One subject of the protest was Mumia Abu Jamal, 62, a founding member of the Philadelphia chapter of the Black Panther Party, who is serving a life sentence after being convicted of the 1982 murder of a Philadelphia police officer. “Brick by brick, wall by wall, we’re going to free Mumia Abu Jamal,” chanted the activists.
“Mumia was framed for a murder he did not commit by racist police in Philadelphia,” said Rosado.
Orie Lumumba, who said he represented MOVE, a Philadelphia black liberation group, made the case that Mumia was a political prisoner. “Mumia was a journalist in Philadelphia who gained a reputation as the voice of the voiceless,” he said. “He spoke out against police brutality, against unemployment, against racism. As a journalist he was doing the job that journalist were supposed to do.”
In 1978, Mumia covered what Lumumba described as the “siege, kidnapping and framing of the MOVE organization,” adding that Mumia did not take sides in his coverage of the event but was made a target.
Many human rights advocacy groups have taken up Mumia’s case but he remains in prison. “We got to step it up and do our work out here,” Lumumba said. “We’re going to keep coming out here to bring our freedom fighters home. We keep educating the community, advocating, doing what we can and stuff.”
Rosado also talked about other inmates that he considers political prisoners, including Leonard Peltier, a native American activist who was convicted of killing two FBI agents; Oscar Lopez-Rivera, a Puerto Rican nationalist who is serving a 70-year federal prison term for a range of convictions, and Ana Belen Montes, a former U.S. government intelligence analyst who has pleaded guilty to spying for Cuba and is serving a 25-year prison term.
The speakers also said they wanted to call attention to health care in prison.
“Some prisoners are getting older a lot of them are very sick,” said Anne Lamb,61, co-chair of the New York City chapter of the Jericho Movement, an advocacy group focusing on inmates that they consider to be political prisoners. “This is really a matter of life and death.”

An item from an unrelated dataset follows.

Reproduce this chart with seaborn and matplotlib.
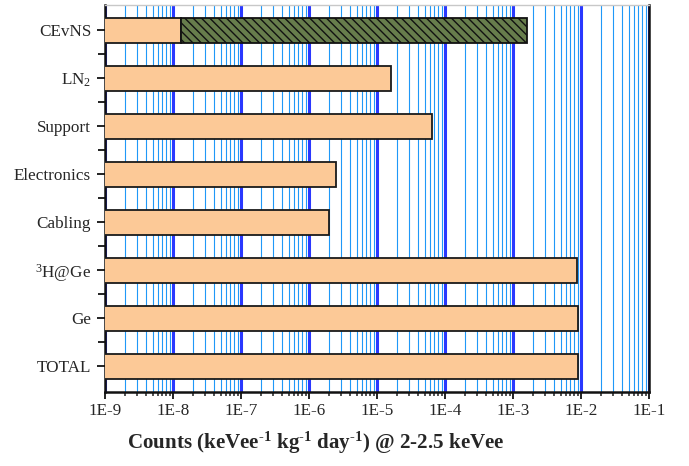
import numpy as np
import pandas as pd
import matplotlib
matplotlib.use("Agg")
import matplotlib.pyplot as plt
from matplotlib.ticker import LogLocator, FixedLocator, NullFormatter
import seaborn as sns

# Background sources, counts in keVee^-1 kg^-1 day^-1 at 2-2.5 keVee
categories = ["CEvNS", "LN$_2$", "Support", "Electronics", "Cabling",
              "$^3$H@Ge", "Ge", "TOTAL"]
rates = [1.31e-8, 1.61e-5, 6.4e-5, 2.49e-6, 1.95e-6, 8.83e-3, 8.95e-3, 9.04e-3]
# CEvNS signal band drawn on top of its background bar
cevns_low = 1.31e-8
cevns_high = 1.62e-3

xtick_labels = ["1E-9", "1E-8", "1E-7", "1E-6", "1E-5", "1E-4", "1E-3", "1E-2", "1E-1"]

ORANGE = "#fcc997"
GREEN = "#677d4c"

sns.set_style("white")
plt.rcParams["font.family"] = ["Liberation Serif", "DejaVu Serif"]
plt.rcParams["mathtext.fontset"] = "custom"
plt.rcParams["mathtext.rm"] = "Liberation Serif"
plt.rcParams["mathtext.bf"] = "Liberation Serif:bold"
plt.rcParams["mathtext.default"] = "regular"
plt.rcParams["axes.unicode_minus"] = False
plt.rcParams["hatch.linewidth"] = 1.0

fig = plt.figure(figsize=(6.89, 4.66), dpi=100)
ax = fig.add_axes([105 / 689, 1 - 392 / 466, 544 / 689, 387 / 466])
ax.set_xscale("log")

df = pd.DataFrame({"source": categories, "rate": rates})
sns.barplot(data=df, x="rate", y="source", orient="h", color=ORANGE,
            saturation=1, width=0.52, edgecolor="#1a1a1a", linewidth=1.3,
            ax=ax, zorder=3)

ax.barh(0, cevns_high - cevns_low, left=cevns_low, height=0.52,
        color=GREEN, edgecolor="#111111", linewidth=1.3, hatch="\\\\\\\\",
        zorder=4)

ax.set_xlim(1e-9, 1e-1)
ax.set_ylim(7.54, -0.53)

# Decade and sub-decade grid
ax.xaxis.set_major_locator(LogLocator(base=10, numticks=20))
ax.xaxis.set_minor_locator(LogLocator(base=10, subs=np.arange(2, 10), numticks=20))
ax.xaxis.set_minor_formatter(NullFormatter())
ax.set_xticks([10.0 ** e for e in range(-9, 0)])
ax.set_xticklabels(xtick_labels)
ax.grid(which="minor", axis="x", color="#1f98f8", linewidth=0.8, zorder=0)
ax.grid(which="major", axis="x", color="#2a38ff", linewidth=2.2, zorder=0)
ax.grid(axis="y", visible=False)
ax.set_axisbelow(True)

ax.yaxis.set_minor_locator(FixedLocator(np.arange(0.5, 7.5, 1.0)))

ax.tick_params(axis="both", which="both", bottom=True, left=True,
               top=False, right=False)
ax.tick_params(axis="both", which="major", direction="out", labelsize=12.3,
               width=1.4, color="#222222")
ax.tick_params(axis="x", which="major", length=5, pad=3)
ax.tick_params(axis="x", which="minor", direction="out", length=3, width=1.1,
               color="#222222")
ax.tick_params(axis="y", which="major", length=6, pad=4)
ax.tick_params(axis="y", which="minor", direction="out", length=5, width=1.4,
               color="#222222")

for side in ["left", "bottom", "right"]:
    ax.spines[side].set_color("#111111")
    ax.spines[side].set_linewidth(1.8)
ax.spines["top"].set_color("#c8c8c8")
ax.spines["top"].set_linewidth(1.0)

ax.set_xlabel("")
ax.set_ylabel("")
fig.text(316 / 689, 1 - 443 / 466,
         "Counts (keVee$^{\u20101}$ kg$^{\u20101}$ day$^{\u20101}$) @ 2-2.5 keVee",
         ha="center", va="center", fontsize=15.1, fontweight="bold")

fig.savefig("out.png", dpi=100)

As an example, Lamb cited the case of Robert Seth Hayes, a black nationalist who was convicted of murdering a New York city police officer. She said Hayes has diabetes.
As the event wrapped up, Rosado joked about the cold weather. “We can’t free them all, if we’re all in the hospital with pneumonia,” he said.

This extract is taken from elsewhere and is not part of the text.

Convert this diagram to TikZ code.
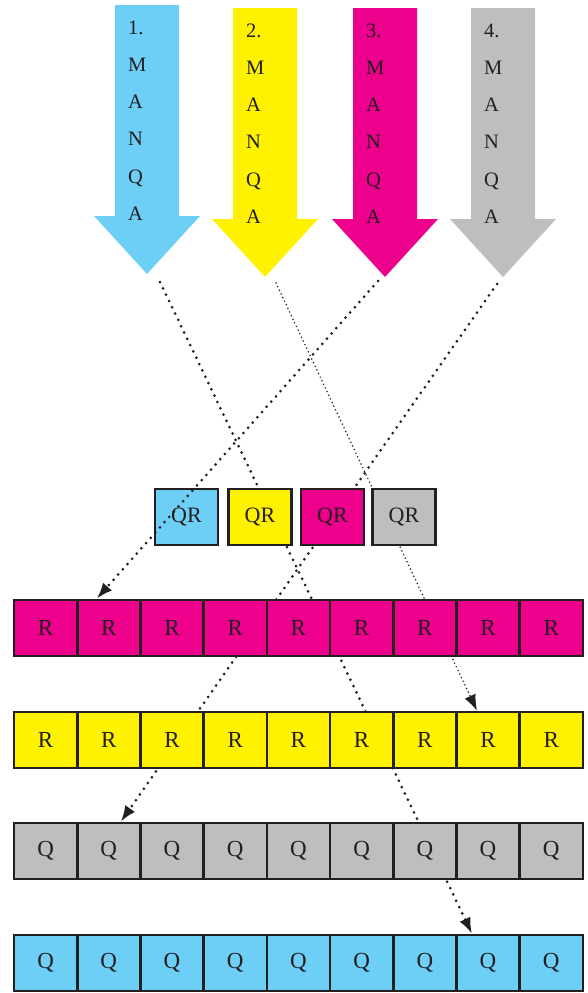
\documentclass[tikz,border=0pt]{standalone}
\usepackage{fontspec}
\setmainfont{Liberation Serif}
\usetikzlibrary{arrows.meta,backgrounds}
\definecolor{pcyan}{RGB}{110,207,246}
\definecolor{pyellow}{RGB}{255,242,0}
\definecolor{pmagenta}{RGB}{236,0,140}
\definecolor{pgray}{RGB}{188,190,192}
\definecolor{ink}{RGB}{35,31,32}
\tikzset{
  cell/.style={draw=ink,line width=2.6pt,minimum width=63.2pt,minimum height=56pt,
    inner sep=0pt,text=ink,font=\fontsize{23}{23}\selectfont},
  qrbox/.style={cell,minimum width=63pt,font=\fontsize{22}{22}\selectfont},
  letter/.style={anchor=base west,inner sep=0pt,text=ink,font=\fontsize{20.5}{20.5}\selectfont},
  dots/.style={ink,line width=3pt,dash pattern=on 0pt off 7pt,line cap=round},
  finedots/.style={ink,line width=1.7pt,dash pattern=on 0pt off 4pt,line cap=round},
  head/.style={-{Latex[length=16pt,width=12pt]}}
}
\begin{document}
\begin{tikzpicture}[x=1pt,y=-1pt]
  \useasboundingbox (0,0) rectangle (587,993);
  % big arrows
  \foreach \c/\x/\t [count=\i] in {pcyan/147/5,pyellow/265/8,pmagenta/385/8,pgray/503/8}{
    \fill[\c] ({\x-32},\t) -- ({\x+32},\t) -- ({\x+32},{\t+211}) -- ({\x+53},{\t+211})
      -- (\x,{\t+269}) -- ({\x-53},{\t+211}) -- ({\x-32},{\t+211}) -- cycle;
    \coordinate (tip\i) at (\x,{\t+269});
    \foreach \s [count=\j from 0] in {\i.,M,A,N,Q,A}
      \node[letter] (t\i-\j) at ({\x-19},{\t+29+37.3*\j}) {\s};
  }
  % QR boxes
  \foreach \c/\x [count=\i] in {pcyan/186.5,pyellow/260,pmagenta/332.5,pgray/404}
    \node[qrbox,fill=\c] (qr\i) at (\x,517) {QR};
  % rows
  \foreach \c/\y/\s [count=\r] in {pmagenta/628/R,pyellow/740/R,pgray/851/Q,pcyan/963/Q}
    \foreach \k in {1,...,9}
      \node[cell,fill=\c] (c\r-\k) at ({45.6+63.2*(\k-1)},\y) {\s};
  % dotted paths behind the boxes
  \begin{scope}[on background layer]
    \draw[dots,head] ([xshift=13pt,yshift=-8pt]tip1) -- ([xshift=-16pt]c4-8.north);
    \draw[finedots,head] ([xshift=11pt,yshift=-6pt]tip2) -- ([xshift=-11pt]c2-8.north);
    \draw[dots,head] ([xshift=-6pt,yshift=-7pt]tip4) -- ([xshift=12pt]c3-2.north);
  \end{scope}
  \draw[dots,head] ([xshift=-7pt,yshift=-4pt]tip3) -- ([xshift=-12pt]c1-2.north);
\end{tikzpicture}
\end{document}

He reminded the others that 2018 will be the 20th anniversary of the Jericho March, a national march called in 1998 by Jalil Muntaqim, who activists consider to be a political prisoner. He is serving a term of 25 years to life after being convicted in the murder of two New York City police officers.
“We’re still here,” Rosado said. “We don’t want to be here. We would love for our brothers and sisters to all be out. We should celebrate the movement that has continued and denounce the fact that we have to have that movement.”